Dr. Malagutti afirma que o maior desafio “deve ser o de instituir uma cultura de cibersegurança na sociedade brasileira.” Segundo ele, será um desafio geral em todos os perfis sociais, de idade ou educação e em todos os setores econômicos. Ele destaca ainda:
“Temos que conseguir fazer com que a sociedade não entenda cibersegurança como custo, mas como investimento. Isso é particularmente relevante quando falamos em executivos, públicos e privados, que consideram o “custo” de se implementar cibersegurança como muito elevado, e assim não alocam recursos adequados para fazê-lo. Por isso temos trabalhado com a lógica do “custo de não fazer”, mostrando que grande parte das instituições que sofrem ataques vão à falência poucos meses depois. E mostrando também o risco do “custo reputacional”, da dificuldade de recuperar a confiança dos clientes depois de uma violação.

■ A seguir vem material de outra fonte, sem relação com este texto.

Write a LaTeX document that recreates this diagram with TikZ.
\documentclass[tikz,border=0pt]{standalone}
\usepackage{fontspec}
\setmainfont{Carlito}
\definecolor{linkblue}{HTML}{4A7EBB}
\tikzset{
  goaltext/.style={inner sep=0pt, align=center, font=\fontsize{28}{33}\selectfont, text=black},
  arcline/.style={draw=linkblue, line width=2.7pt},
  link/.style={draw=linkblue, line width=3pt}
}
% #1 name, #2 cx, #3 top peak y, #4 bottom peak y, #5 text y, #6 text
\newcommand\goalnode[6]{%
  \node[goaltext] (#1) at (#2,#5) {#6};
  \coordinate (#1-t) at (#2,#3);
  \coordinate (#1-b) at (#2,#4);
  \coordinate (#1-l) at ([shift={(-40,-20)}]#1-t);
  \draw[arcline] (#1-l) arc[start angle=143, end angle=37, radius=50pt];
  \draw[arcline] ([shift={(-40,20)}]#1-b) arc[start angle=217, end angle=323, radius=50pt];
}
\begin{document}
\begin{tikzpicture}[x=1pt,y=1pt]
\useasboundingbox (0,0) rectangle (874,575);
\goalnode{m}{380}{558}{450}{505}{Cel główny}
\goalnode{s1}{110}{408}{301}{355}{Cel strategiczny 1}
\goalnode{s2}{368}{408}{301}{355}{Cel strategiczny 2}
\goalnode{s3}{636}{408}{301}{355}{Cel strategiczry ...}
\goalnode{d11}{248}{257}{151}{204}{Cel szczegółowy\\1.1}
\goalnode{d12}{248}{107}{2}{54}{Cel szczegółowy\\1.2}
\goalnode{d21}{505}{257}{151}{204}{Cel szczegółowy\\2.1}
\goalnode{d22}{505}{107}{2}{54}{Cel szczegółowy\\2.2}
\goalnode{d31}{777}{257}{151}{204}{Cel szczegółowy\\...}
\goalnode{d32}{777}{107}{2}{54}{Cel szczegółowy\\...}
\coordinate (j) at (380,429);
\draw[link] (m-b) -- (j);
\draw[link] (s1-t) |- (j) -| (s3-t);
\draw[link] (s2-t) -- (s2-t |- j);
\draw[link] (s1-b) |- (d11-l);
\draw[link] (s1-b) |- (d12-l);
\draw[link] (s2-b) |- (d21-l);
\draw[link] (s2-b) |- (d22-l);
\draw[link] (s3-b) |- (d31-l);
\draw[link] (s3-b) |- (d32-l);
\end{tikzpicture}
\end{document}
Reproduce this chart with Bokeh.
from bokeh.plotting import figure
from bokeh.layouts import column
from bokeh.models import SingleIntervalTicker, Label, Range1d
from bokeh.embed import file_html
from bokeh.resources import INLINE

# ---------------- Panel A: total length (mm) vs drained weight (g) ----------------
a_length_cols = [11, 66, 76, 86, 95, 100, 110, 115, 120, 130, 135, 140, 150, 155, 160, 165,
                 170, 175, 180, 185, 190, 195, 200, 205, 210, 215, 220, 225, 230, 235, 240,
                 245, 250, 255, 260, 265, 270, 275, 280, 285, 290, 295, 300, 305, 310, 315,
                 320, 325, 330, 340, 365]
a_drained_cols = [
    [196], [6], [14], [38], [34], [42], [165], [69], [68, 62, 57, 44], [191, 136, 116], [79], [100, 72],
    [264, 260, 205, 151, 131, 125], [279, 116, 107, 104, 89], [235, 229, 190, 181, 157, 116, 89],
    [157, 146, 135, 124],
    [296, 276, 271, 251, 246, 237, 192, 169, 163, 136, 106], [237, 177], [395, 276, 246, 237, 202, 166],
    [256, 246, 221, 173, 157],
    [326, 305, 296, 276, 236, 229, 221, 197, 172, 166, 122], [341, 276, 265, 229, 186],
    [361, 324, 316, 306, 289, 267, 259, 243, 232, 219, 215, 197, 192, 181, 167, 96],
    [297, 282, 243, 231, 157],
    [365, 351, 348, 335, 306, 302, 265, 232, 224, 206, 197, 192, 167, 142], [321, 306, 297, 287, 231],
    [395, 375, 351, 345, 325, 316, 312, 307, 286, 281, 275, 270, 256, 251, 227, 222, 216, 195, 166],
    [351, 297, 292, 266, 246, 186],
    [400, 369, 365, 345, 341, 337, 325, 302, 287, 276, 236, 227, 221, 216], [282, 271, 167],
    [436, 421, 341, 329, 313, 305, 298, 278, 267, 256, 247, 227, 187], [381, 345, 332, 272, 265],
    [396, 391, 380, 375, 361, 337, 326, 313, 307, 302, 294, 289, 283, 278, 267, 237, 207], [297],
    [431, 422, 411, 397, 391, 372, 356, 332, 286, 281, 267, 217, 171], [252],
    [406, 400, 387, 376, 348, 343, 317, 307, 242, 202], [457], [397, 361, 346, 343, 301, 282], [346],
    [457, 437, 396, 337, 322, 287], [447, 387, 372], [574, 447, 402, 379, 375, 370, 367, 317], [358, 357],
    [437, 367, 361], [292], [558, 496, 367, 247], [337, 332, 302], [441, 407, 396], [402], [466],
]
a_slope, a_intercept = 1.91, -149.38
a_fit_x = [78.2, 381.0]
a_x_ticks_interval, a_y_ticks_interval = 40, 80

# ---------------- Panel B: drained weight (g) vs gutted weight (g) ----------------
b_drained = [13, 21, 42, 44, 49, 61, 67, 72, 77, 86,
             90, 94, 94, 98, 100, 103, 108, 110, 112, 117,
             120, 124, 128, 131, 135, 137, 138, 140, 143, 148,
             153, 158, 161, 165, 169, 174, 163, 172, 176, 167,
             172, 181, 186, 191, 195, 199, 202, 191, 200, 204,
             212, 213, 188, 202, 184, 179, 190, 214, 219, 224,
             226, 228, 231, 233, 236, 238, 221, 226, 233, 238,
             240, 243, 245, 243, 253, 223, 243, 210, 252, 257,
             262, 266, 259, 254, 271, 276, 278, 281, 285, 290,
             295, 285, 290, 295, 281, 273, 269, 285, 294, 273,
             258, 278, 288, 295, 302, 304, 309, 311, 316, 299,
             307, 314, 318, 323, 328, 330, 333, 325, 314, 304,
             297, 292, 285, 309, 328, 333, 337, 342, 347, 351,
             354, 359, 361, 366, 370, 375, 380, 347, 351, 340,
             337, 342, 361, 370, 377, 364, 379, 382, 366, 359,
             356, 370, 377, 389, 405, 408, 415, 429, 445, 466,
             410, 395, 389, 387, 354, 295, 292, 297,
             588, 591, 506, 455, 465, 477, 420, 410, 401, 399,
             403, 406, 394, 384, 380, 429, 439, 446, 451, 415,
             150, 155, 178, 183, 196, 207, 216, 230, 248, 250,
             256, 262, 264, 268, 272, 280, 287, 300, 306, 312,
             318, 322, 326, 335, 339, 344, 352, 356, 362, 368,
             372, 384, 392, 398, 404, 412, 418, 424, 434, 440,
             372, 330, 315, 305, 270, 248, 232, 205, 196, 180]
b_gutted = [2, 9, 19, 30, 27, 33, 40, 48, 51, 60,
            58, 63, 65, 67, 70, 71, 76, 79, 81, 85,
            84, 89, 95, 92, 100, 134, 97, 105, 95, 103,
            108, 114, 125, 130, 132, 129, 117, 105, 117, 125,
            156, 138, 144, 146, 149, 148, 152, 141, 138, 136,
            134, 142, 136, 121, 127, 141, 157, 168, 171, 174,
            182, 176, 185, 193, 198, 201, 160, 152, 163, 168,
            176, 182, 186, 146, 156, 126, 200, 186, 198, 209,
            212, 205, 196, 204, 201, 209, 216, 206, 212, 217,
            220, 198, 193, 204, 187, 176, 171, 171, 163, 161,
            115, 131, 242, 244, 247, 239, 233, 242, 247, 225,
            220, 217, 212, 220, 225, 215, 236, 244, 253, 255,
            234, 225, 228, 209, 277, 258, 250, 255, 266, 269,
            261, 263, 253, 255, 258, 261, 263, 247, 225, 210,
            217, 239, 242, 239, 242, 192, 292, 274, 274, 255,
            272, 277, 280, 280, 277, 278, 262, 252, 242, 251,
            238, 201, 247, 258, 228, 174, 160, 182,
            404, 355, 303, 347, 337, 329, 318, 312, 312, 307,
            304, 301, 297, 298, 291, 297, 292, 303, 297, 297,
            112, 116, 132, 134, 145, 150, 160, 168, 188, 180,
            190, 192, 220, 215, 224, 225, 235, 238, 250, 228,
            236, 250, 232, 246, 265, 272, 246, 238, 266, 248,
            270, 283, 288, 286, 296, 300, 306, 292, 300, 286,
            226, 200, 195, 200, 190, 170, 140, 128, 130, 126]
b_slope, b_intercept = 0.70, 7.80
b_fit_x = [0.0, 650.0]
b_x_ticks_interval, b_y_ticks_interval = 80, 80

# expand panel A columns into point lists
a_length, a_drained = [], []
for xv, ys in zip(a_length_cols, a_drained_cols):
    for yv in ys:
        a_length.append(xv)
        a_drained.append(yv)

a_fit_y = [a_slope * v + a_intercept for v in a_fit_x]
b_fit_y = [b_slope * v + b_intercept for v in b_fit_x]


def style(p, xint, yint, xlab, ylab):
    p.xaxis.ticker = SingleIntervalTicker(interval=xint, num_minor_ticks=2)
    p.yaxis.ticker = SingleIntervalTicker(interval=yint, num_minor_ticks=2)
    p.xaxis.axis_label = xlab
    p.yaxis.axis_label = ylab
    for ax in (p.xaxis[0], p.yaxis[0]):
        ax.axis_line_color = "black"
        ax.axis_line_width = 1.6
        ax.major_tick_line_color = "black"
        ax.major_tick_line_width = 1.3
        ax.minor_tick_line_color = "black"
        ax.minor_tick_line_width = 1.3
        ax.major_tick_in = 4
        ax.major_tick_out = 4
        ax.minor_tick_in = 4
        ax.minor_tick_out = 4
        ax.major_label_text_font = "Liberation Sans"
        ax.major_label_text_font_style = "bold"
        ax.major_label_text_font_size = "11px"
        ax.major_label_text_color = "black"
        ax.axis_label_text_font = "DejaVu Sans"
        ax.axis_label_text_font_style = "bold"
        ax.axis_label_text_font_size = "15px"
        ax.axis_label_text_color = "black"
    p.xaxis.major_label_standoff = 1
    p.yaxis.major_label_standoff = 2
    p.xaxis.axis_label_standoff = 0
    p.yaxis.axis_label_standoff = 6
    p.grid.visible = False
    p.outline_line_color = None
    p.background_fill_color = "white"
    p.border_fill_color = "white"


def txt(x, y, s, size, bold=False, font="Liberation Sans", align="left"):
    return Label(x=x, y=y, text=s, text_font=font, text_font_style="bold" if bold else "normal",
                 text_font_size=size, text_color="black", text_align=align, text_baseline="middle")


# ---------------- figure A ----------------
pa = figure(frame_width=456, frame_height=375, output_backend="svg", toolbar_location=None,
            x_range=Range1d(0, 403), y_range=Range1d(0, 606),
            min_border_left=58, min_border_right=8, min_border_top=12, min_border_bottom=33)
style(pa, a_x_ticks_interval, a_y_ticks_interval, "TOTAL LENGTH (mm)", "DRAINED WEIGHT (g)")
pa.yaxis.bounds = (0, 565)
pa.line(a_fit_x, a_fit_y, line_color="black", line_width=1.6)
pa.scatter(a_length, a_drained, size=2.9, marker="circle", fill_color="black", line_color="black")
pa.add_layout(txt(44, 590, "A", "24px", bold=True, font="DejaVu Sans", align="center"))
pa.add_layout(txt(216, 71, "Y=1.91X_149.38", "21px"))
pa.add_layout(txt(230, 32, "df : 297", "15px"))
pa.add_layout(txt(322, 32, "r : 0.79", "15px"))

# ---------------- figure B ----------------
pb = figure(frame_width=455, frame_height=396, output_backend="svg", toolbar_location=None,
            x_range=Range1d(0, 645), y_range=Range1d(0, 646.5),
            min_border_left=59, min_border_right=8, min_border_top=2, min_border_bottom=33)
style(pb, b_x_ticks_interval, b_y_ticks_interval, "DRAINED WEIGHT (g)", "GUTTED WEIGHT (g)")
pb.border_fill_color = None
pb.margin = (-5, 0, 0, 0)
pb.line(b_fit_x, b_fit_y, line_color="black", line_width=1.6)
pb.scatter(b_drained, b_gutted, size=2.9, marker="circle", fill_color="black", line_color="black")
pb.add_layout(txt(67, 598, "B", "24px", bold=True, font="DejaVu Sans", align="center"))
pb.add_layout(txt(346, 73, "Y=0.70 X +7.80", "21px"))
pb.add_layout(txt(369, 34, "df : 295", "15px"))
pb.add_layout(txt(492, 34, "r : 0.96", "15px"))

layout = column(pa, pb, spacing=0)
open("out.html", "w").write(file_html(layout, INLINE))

Mudanças culturais são um processo muito lento, mas necessário.
Outro grande desafio é o da falta de pessoal qualificado no mercado. Vimos trabalhando para colocar a cibersegurança como disciplina obrigatória nos cursos de graduação, bem como no estabelecimento de uma diretriz curricular para cursos de graduação em cibersegurança, facilitando sua instituição por universidades e centros universitários. Isso poderia aumentar a oferta de pessoal qualificado, gerando emprego e renda de alto valor, e preenchendo parte da lacuna de oferta e demanda por esse perfil profissional. Há outros desafios, por óbvio, mas esses dois se apresentam como os maiores.”
A E-Ciber representa um marco significativo para a cibersegurança no Brasil. Ao estabelecer uma estrutura de governança mais robusta, promover a proteção de infraestruturas críticas, incentivar a cooperação e buscar a soberania digital, o país se posiciona para enfrentar os desafios do cenário cibernético global.
Embora a comunidade de TI e SI tenha recebido a nova estratégia nacional com um otimismo cauteloso, a iniciativa não é apenas um conjunto de regras, mas um convite e um encorajamento à inovação, ao aprimoramento contínuo e à colaboração. Talvez tenhamos com isso um novo horizonte, enfrentando desafios e aproveitando as oportunidades, para sermos todos protagonistas na construção de um ciberespaço brasileiro mais seguro e resiliente.